start Dataset

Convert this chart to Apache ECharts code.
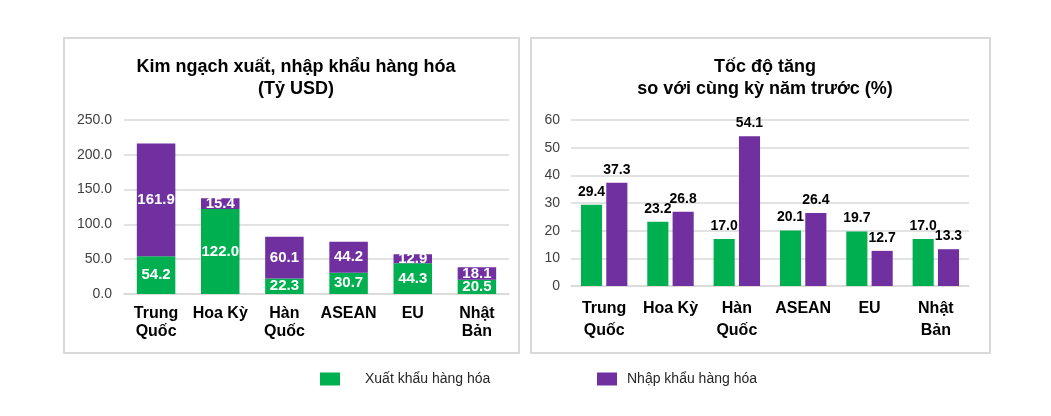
<!DOCTYPE html>
<html>
<head>
  <meta charset="utf-8" />
  <title>Kim ngạch xuất, nhập khẩu hàng hóa</title>
  <script src="https://cdn.jsdelivr.net/npm/echarts@6/dist/echarts.min.js"></script>
  <style>
    html, body { margin: 0; padding: 0; background: #fff; }
    #main { width: 1051px; height: 416px; }
  </style>
</head>
<body>
<div id="main"></div>
<script>
  // du lieu
  var categories = ['Trung\nQuốc', 'Hoa Kỳ', 'Hàn\nQuốc', 'ASEAN', 'EU', 'Nhật\nBản'];
  var exportValue = [54.2, 122.0, 22.3, 30.7, 44.3, 20.5];   // Tỷ USD
  var importValue = [161.9, 15.4, 60.1, 44.2, 12.9, 18.1];
  var exportGrowth = [29.4, 23.2, 17.0, 20.1, 19.7, 17.0];   // %
  var importGrowth = [37.3, 26.8, 54.1, 26.4, 12.7, 13.3];
  var seriesNames = ['Xuất khẩu hàng hóa', 'Nhập khẩu hàng hóa'];

  var green = '#00B050', purple = '#7030A0';
  var font = 'Liberation Sans, Arial, sans-serif';

  var myChart = echarts.init(document.getElementById('main'));

  function catAxis(idx, lh, margin) {
    return {
      type: 'category', gridIndex: idx, data: categories,
      axisTick: { show: false },
      axisLine: { lineStyle: { color: '#d9d9d9', width: 1.5 } },
      axisLabel: { color: '#000', fontFamily: font, fontWeight: 'bold', fontSize: 16, lineHeight: lh, margin: margin, interval: 0 }
    };
  }

  // chu giai: 2 legend rieng de chinh khoang cach
  function legendItem(name, left, pad) {
    return {
      data: [name], left: left, top: 367, itemWidth: 20, itemHeight: 13, icon: 'rect',
      textStyle: { fontFamily: font, fontSize: 14, color: '#262626', padding: [0, 0, 0, pad] }
    };
  }

  var option = {
    animation: false,
    textStyle: { fontFamily: font },
    graphic: [
      { type: 'rect', shape: { x: 64, y: 38, width: 455, height: 315 }, style: { fill: 'none', stroke: '#d9d9d9', lineWidth: 2 } },
      { type: 'rect', shape: { x: 531, y: 38, width: 459, height: 315 }, style: { fill: 'none', stroke: '#d9d9d9', lineWidth: 2 } }
    ],
    title: [
      { text: 'Kim ngạch xuất, nhập khẩu hàng hóa\n(Tỷ USD)', left: 291, top: 51, textAlign: 'center',
        textStyle: { fontFamily: font, fontWeight: 'bold', fontSize: 18, lineHeight: 22, color: '#000' } },
      { text: 'Tốc độ tăng\nso với cùng kỳ năm trước (%)', left: 760, top: 51, textAlign: 'center',
        textStyle: { fontFamily: font, fontWeight: 'bold', fontSize: 18, lineHeight: 22, color: '#000' } }
    ],
    legend: [legendItem(seriesNames[0], 315, 20), legendItem(seriesNames[1], 592, 5)],
    grid: [
      { left: 124, right: 542, top: 120, bottom: 122 },
      { left: 571, right: 82, top: 120, bottom: 130 }
    ],
    xAxis: [catAxis(0, 18, 11), catAxis(1, 22, 12)],
    yAxis: [
      { type: 'value', gridIndex: 0, min: 0, max: 250, interval: 50,
        axisLabel: { color: '#404040', fontSize: 14, fontFamily: font, margin: 12, formatter: function (v) { return v.toFixed(1); } },
        splitLine: { lineStyle: { color: '#d9d9d9', width: 1.5 } } },
      { type: 'value', gridIndex: 1, min: 0, max: 60, interval: 10,
        axisLabel: { color: '#404040', fontSize: 14, fontFamily: font, margin: 11 },
        splitLine: { lineStyle: { color: '#d9d9d9', width: 1.5 } } }
    ],
    series: [
      { name: seriesNames[0], type: 'bar', xAxisIndex: 0, yAxisIndex: 0, stack: 'kn', data: exportValue,
        barCategoryGap: '40%', itemStyle: { color: green },
        label: { show: true, position: 'inside', color: '#fff', fontWeight: 'bold', fontSize: 15, fontFamily: font,
          formatter: function (p) { return p.value.toFixed(1); } } },
      { name: seriesNames[1], type: 'bar', xAxisIndex: 0, yAxisIndex: 0, stack: 'kn', data: importValue,
        barCategoryGap: '40%', itemStyle: { color: purple },
        label: { show: true, position: 'inside', color: '#fff', fontWeight: 'bold', fontSize: 15, fontFamily: font,
          formatter: function (p) { return p.value.toFixed(1); } } },
      { name: seriesNames[0], type: 'bar', xAxisIndex: 1, yAxisIndex: 1, data: exportGrowth,
        barGap: '20%', barCategoryGap: '30%', itemStyle: { color: green },
        label: { show: true, position: 'top', distance: 6, color: '#000', fontWeight: 'bold', fontSize: 14, fontFamily: font,
          formatter: function (p) { return p.value.toFixed(1); } } },
      { name: seriesNames[1], type: 'bar', xAxisIndex: 1, yAxisIndex: 1, data: importGrowth,
        barGap: '20%', barCategoryGap: '30%', itemStyle: { color: purple },
        label: { show: true, position: 'top', distance: 6, color: '#000', fontWeight: 'bold', fontSize: 14, fontFamily: font,
          formatter: function (p) { return p.value.toFixed(1); } } }
    ]
  };

  myChart.setOption(option);
</script>
</body>
</html>
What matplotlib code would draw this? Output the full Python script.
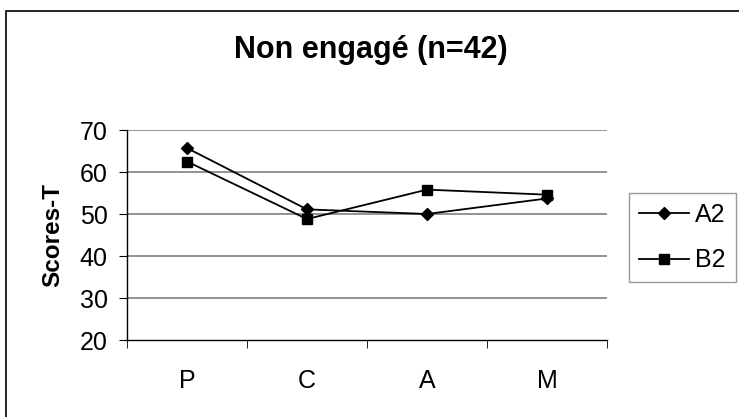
import matplotlib
matplotlib.use("Agg")
import matplotlib.pyplot as plt
from matplotlib.patches import Rectangle

categories = ["P", "C", "A", "M"]
a2 = [65.7, 51.1, 50.0, 53.7]
b2 = [62.5, 48.8, 55.8, 54.6]

plt.rcParams['font.family'] = ['Liberation Sans', 'DejaVu Sans']

fig = plt.figure(figsize=(7.39, 4.17), dpi=100)

# outer frame around the chart area
fig.patches.append(Rectangle((6 / 739, -0.1), 1.2, 1 - 11 / 417 + 0.1,
                             transform=fig.transFigure, fill=False,
                             edgecolor="black", linewidth=1.2))

ax = fig.add_axes([127 / 739, 1 - 340 / 417, 480 / 739, 210 / 417])
x = range(len(categories))
ax.plot(x, a2, color="black", lw=1.3, marker="D", ms=6.5, label="A2")
ax.plot(x, b2, color="black", lw=1.3, marker="s", ms=6.5, label="B2")

ax.set_xlim(-0.5, len(categories) - 0.5)
ax.set_ylim(20, 70)
ax.set_yticks(range(20, 71, 10))
ax.set_xticks(list(x))
ax.set_xticklabels(categories)
ax.set_xticks([i - 0.5 for i in range(len(categories) + 1)], minor=True)
ax.tick_params(axis="x", which="major", length=0, pad=21, labelsize=18)
ax.tick_params(axis="x", which="minor", length=5.5, direction="out")
ax.tick_params(axis="y", length=5.8, direction="out", labelsize=18, pad=8)
for v in range(30, 71, 10):
    ax.axhline(v, color="#808080", lw=1.2, zorder=0)
ax.spines["top"].set_visible(False)
ax.spines["right"].set_visible(False)
ax.spines["left"].set_linewidth(1.0)
ax.spines["bottom"].set_linewidth(1.0)

ax.set_ylabel("Scores-T", fontsize=17.5, fontweight="bold", labelpad=11)
fig.text(371 / 739, 1 - 50 / 417, "Non engagé (n=42)", ha="center", va="center",
         fontsize=22, fontweight="bold")

leg = ax.legend(loc="upper left", bbox_to_anchor=(629 / 739, 1 - 193 / 417),
                bbox_transform=fig.transFigure, fontsize=18, frameon=True,
                fancybox=False, edgecolor="#808080", handlelength=2.0,
                borderpad=0.4, borderaxespad=0, labelspacing=0.85,
                handletextpad=0.25)
leg.get_frame().set_linewidth(1.0)

fig.savefig("out.png", dpi=100)
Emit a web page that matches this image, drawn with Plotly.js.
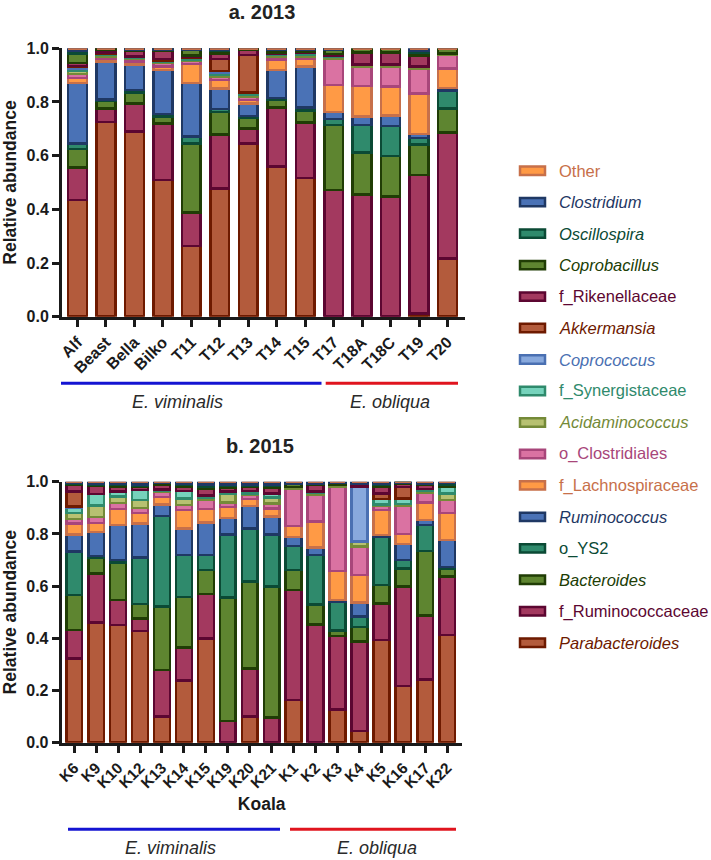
<!DOCTYPE html>
<html>
<head>
<meta charset="utf-8">
<script src="https://cdn.plot.ly/plotly-3.0.1.min.js"></script>
<style>html,body{margin:0;padding:0;background:#fff;}#chart{width:711px;height:860px;}</style>
</head>
<body>
<div id="chart"></div>
<script>
// ---------- categories ----------
const samples2013 = ["Alf","Beast","Bella","Bilko","T11","T12","T13","T14","T15","T17","T18A","T18C","T19","T20"];
const samples2015 = ["K6","K9","K10","K12","K13","K14","K15","K19","K20","K21","K1","K2","K3","K4","K5","K16","K17","K22"];

// taxa, stacking order bottom -> top (legend shows top -> bottom)
const taxa = ["Parabacteroides","f_Ruminococcaceae","Bacteroides","o_YS2","Ruminococcus","f_Lachnospiraceae",
  "o_Clostridiales","Acidaminococcus","f_Synergistaceae","Coprococcus","Akkermansia","f_Rikenellaceae",
  "Coprobacillus","Oscillospira","Clostridium","Other"];
const italicTaxa = ["Parabacteroides","Bacteroides","Ruminococcus","Acidaminococcus","Coprococcus","Akkermansia",
  "Coprobacillus","Oscillospira","Clostridium"];

// ---------- 2013 relative abundance (per taxon, one value per sample) ----------
const y13_Parabacteroides   = [0.435,0.725,0.69,0.51,0.263,0.478,0.645,0.559,0.516,0,0,0,0.012,0.217];
const y13_fRuminococcaceae  = [0.12,0.05,0.105,0.21,0.125,0.2,0.057,0.221,0.207,0.472,0.456,0.447,0.516,0.469];
const y13_Bacteroides       = [0.07,0.03,0.04,0.025,0.258,0.085,0.038,0.03,0.045,0.243,0.155,0.152,0.114,0.09];
const y13_oYS2              = [0.02,0.005,0.01,0.01,0.025,0.01,0.008,0.005,0.012,0.022,0.103,0.112,0.023,0.067];
const y13_Ruminococcus      = [0.225,0.14,0.095,0.165,0.2,0.078,0.047,0.104,0.152,0.026,0.031,0.038,0.016,0.01];
const y13_fLachnospiraceae  = [0.02,0.01,0.01,0.012,0.07,0.03,0.013,0.04,0.028,0.1,0.114,0.108,0.151,0.072];
const y13_oClostridiales    = [0.015,0.01,0.01,0.013,0.012,0.012,0.012,0.011,0.01,0.097,0.073,0.075,0.093,0.05];
const y13_Acidaminococcus   = [0.01,0.005,0.005,0.005,0.005,0.01,0.008,0.005,0.007,0.008,0.008,0.008,0.008,0.005];
const y13_fSynergistaceae   = [0.01,0.005,0.005,0.005,0.005,0.007,0.007,0.005,0.005,0.005,0,0,0,0];
const y13_Coprococcus       = [0.005,0,0,0,0,0.005,0,0,0,0,0,0,0,0];
const y13_Akkermansia       = [0.005,0.005,0,0.005,0.005,0.045,0.14,0,0,0,0,0,0,0];
const y13_fRikenellaceae    = [0.01,0.01,0.02,0.03,0.005,0.02,0.02,0.005,0.005,0.005,0.045,0.045,0.04,0];
const y13_Coprobacillus     = [0.035,0.005,0.005,0.005,0.022,0.01,0.005,0.008,0.008,0.017,0.015,0.015,0.012,0.02];
const y13_Oscillospira      = [0.01,0,0,0,0,0.005,0,0.002,0,0,0,0,0.005,0];
const y13_Clostridium       = [0.01,0,0.005,0.005,0.005,0.005,0,0.005,0.005,0.005,0,0,0.01,0];
const y13_Other             = [0,0,0,0,0,0,0,0,0,0,0,0,0,0];

// ---------- 2015 relative abundance ----------
const y15_Parabacteroides   = [0.323,0.46,0.451,0.428,0.1,0.238,0.4,0,0.1,0,0.163,0,0.128,0.045,0.393,0.217,0.243,0.413];
const y15_fRuminococcaceae  = [0.109,0.189,0.096,0.048,0.178,0.127,0.17,0.083,0.185,0.096,0.422,0.453,0.281,0.342,0.141,0.381,0.244,0.223];
const y15_Bacteroides       = [0.134,0.061,0.143,0.055,0.243,0.194,0.092,0.473,0.332,0.502,0.077,0.077,0.02,0.057,0.07,0.07,0.247,0.032];
const y15_oYS2              = [0.166,0.005,0.01,0.179,0.347,0.16,0.057,0.242,0.204,0.2,0.091,0.19,0.111,0.039,0.185,0.032,0.1,0.006];
const y15_Ruminococcus      = [0.066,0.093,0.134,0.13,0.045,0.102,0.125,0.062,0.086,0.068,0.036,0.028,0.006,0.055,0.006,0.061,0.02,0.102];
const y15_fLachnospiraceae  = [0.042,0.034,0.062,0.04,0.029,0.07,0.051,0.044,0.027,0.031,0.042,0.099,0.112,0.104,0.096,0.039,0.066,0.105];
const y15_oClostridiales    = [0.018,0.022,0.022,0.02,0.018,0.019,0.037,0.016,0.016,0.02,0.143,0.104,0.323,0.109,0.017,0.107,0.037,0.049];
const y15_Acidaminococcus   = [0.022,0.044,0.025,0.03,0.005,0.025,0.005,0.032,0.005,0.023,0.006,0.006,0.007,0.02,0.005,0.008,0.008,0.025];
const y15_fSynergistaceae   = [0.02,0.045,0.02,0.038,0.005,0.03,0.01,0.01,0.01,0.015,0,0.005,0,0,0.02,0.02,0.008,0.027];
const y15_Coprococcus       = [0.005,0,0,0,0,0,0,0,0,0,0,0,0,0.21,0,0,0,0];
const y15_Akkermansia       = [0.057,0,0,0,0,0,0,0,0,0,0,0,0,0,0.022,0.045,0,0];
const y15_fRikenellaceae    = [0.025,0.03,0.017,0.012,0.02,0.015,0.025,0.015,0.015,0.02,0,0.025,0,0.012,0.025,0.012,0.015,0];
const y15_Coprobacillus     = [0.005,0.005,0.008,0.005,0.005,0.008,0.008,0.008,0.005,0.008,0.012,0.005,0.007,0,0.008,0.004,0.006,0.005];
const y15_Oscillospira      = [0.003,0.005,0.004,0.005,0,0.004,0.01,0.005,0.005,0.007,0,0,0,0,0.005,0,0,0.008];
const y15_Clostridium       = [0.005,0.007,0.008,0.01,0.005,0.008,0.01,0.01,0.01,0.01,0.008,0.008,0.005,0.007,0.007,0.004,0.006,0.005];
const y15_Other             = [0,0,0,0,0,0,0,0,0,0,0,0,0,0,0,0,0,0];

// group labels
const groupNames = ["E. viminalis","E. obliqua"];

const series2013 = [y13_Parabacteroides,y13_fRuminococcaceae,y13_Bacteroides,y13_oYS2,y13_Ruminococcus,y13_fLachnospiraceae,
  y13_oClostridiales,y13_Acidaminococcus,y13_fSynergistaceae,y13_Coprococcus,y13_Akkermansia,y13_fRikenellaceae,
  y13_Coprobacillus,y13_Oscillospira,y13_Clostridium,y13_Other];
const series2015 = [y15_Parabacteroides,y15_fRuminococcaceae,y15_Bacteroides,y15_oYS2,y15_Ruminococcus,y15_fLachnospiraceae,
  y15_oClostridiales,y15_Acidaminococcus,y15_fSynergistaceae,y15_Coprococcus,y15_Akkermansia,y15_fRikenellaceae,
  y15_Coprobacillus,y15_Oscillospira,y15_Clostridium,y15_Other];

// ---------- styles ----------
const fills   = ["#B35B3C","#A3395F","#5E8530","#2F8A6C","#4A72B6","#FF9A45","#DA72A2","#B7C171","#76D3BC","#88A9DD",
                 "#B35B3C","#A3395F","#5E8530","#2F8A6C","#4A72B6","#FF9A45"];
const borders = ["#6E1A00","#5C0631","#203D05","#0B4A35","#1F3864","#C7704A","#A8467A","#748A38","#2F8A6C","#4A70B2",
                 "#6E1A00","#5C0631","#203D05","#0B4A35","#1F3864","#C7704A"];
const FONT = "Arial, 'Liberation Sans', sans-serif";
const W = 711, H = 860;
const px = v => v / W;
const py = v => 1 - v / H;

const traces = [];
taxa.forEach((t, i) => {
  traces.push({type:"bar", x: samples2013, y: series2013[i], name: t, xaxis:"x", yaxis:"y", width:0.66,
    marker:{color: fills[i], line:{color: borders[i], width:2.5}}, showlegend:false, hoverinfo:"name+y"});
  traces.push({type:"bar", x: samples2015, y: series2015[i], name: t, xaxis:"x2", yaxis:"y2", width:0.72,
    marker:{color: fills[i], line:{color: borders[i], width:2.5}}, showlegend:false, hoverinfo:"name+y"});
});

const tickFont = {family: FONT, size: 16, color: "#1a1a1a", weight: "bold"};
const axisCommon = {showline:true, linewidth:3, linecolor:"#1a1a1a", ticks:"outside", ticklen:7, tickwidth:3,
  tickcolor:"#1a1a1a", showgrid:false, zeroline:false, fixedrange:true};

const shapes = [];
const annotations = [];

// group lines and labels
function group(x0, x1, y, color) {
  shapes.push({type:"line", xref:"paper", yref:"paper", x0:px(x0), x1:px(x1), y0:py(y), y1:py(y),
    line:{color: color, width:3}});
}
function glabel(text, x, y) {
  annotations.push({text:"<i>"+text+"</i>", xref:"paper", yref:"paper", x:px(x), y:py(y), xanchor:"center", yanchor:"middle",
    showarrow:false, font:{family: FONT, size:18, color:"#2a2a2a"}});
}
group(61, 321.5, 383.3, "#1414D2"); group(325.7, 458, 383.3, "#E0141E");
glabel(groupNames[0], 177, 401.7); glabel(groupNames[1], 390, 401.7);
group(68, 280, 829.3, "#1414D2"); group(290, 456, 829.3, "#E0141E");
glabel(groupNames[0], 170, 848); glabel(groupNames[1], 377, 848);

// panel b title
annotations.push({text:"<b>b. 2015</b>", xref:"paper", yref:"paper", x:px(260), y:py(446), xanchor:"center", yanchor:"middle",
  showarrow:false, font:{family: FONT, size:20, color:"#222"}});

// legend (top -> bottom = reverse stacking order)
const legendOrder = taxa.slice().reverse();
legendOrder.forEach((t, k) => {
  const i = taxa.indexOf(t);
  const yc = 170.7 + k * 31.47;
  shapes.push({type:"rect", xref:"paper", yref:"paper", x0:px(520), x1:px(545), y0:py(yc-4.2), y1:py(yc+4.2),
    fillcolor: fills[i], line:{color: borders[i], width:2.5}});
  const label = italicTaxa.includes(t) ? "<i>"+t+"</i>" : t;
  annotations.push({text: label, xref:"paper", yref:"paper", x:px(557), y:py(yc), xanchor:"left", yanchor:"middle",
    showarrow:false, font:{family: FONT, size:16.5, color: borders[i]}});
});

const layout = {
  width: W, height: H, margin:{l:0, r:0, t:0, b:0}, paper_bgcolor:"#fff", plot_bgcolor:"#fff",
  barmode:"stack", showlegend:false,
  title:{text:"<b>a. 2013</b>", x:px(262), xanchor:"center", y:py(12), yanchor:"middle", font:{family: FONT, size:20, color:"#222"}},
  xaxis: Object.assign({}, axisCommon, {domain:[px(62), px(465)], anchor:"y", type:"category", range:[-0.545, 13.615],
    tickangle:-45, tickfont: tickFont}),
  yaxis: Object.assign({}, axisCommon, {domain:[py(316.7), py(48.3)], anchor:"x", range:[0,1], dtick:0.2, tick0:0,
    tickformat:".1f", tickfont: tickFont,
    title:{text:"<b>Relative abundance</b>", font:{family: FONT, size:17.5, color:"#1a1a1a"}, standoff:6}}),
  xaxis2: Object.assign({}, axisCommon, {domain:[px(61.7), px(461.7)], anchor:"y2", type:"category", range:[-0.57, 17.66],
    tickangle:-45, tickfont: Object.assign({}, tickFont, {size:15.5}),
    title:{text:"<b>Koala</b>", font:{family: FONT, size:17.5, color:"#1a1a1a"}, standoff:8}}),
  yaxis2: Object.assign({}, axisCommon, {domain:[py(742.7), py(481.7)], anchor:"x2", range:[0,1], dtick:0.2, tick0:0,
    tickformat:".1f", tickfont: tickFont,
    title:{text:"<b>Relative abundance</b>", font:{family: FONT, size:17.5, color:"#1a1a1a"}, standoff:6}}),
  shapes: shapes, annotations: annotations
};

Plotly.newPlot("chart", traces, layout, {displayModeBar:false, staticPlot:true});
</script>
</body>
</html>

end Dataset

What is asked —
List the lines of the entries that include "script".

Final result —
  <script src="https://cdn.jsdelivr.net/npm/echarts@6/dist/echarts.min.js"></script>
<script>
</script>
What matplotlib code would draw this? Output the full Python script.
<script src="https://cdn.plot.ly/plotly-3.0.1.min.js"></script>
<script>
</script>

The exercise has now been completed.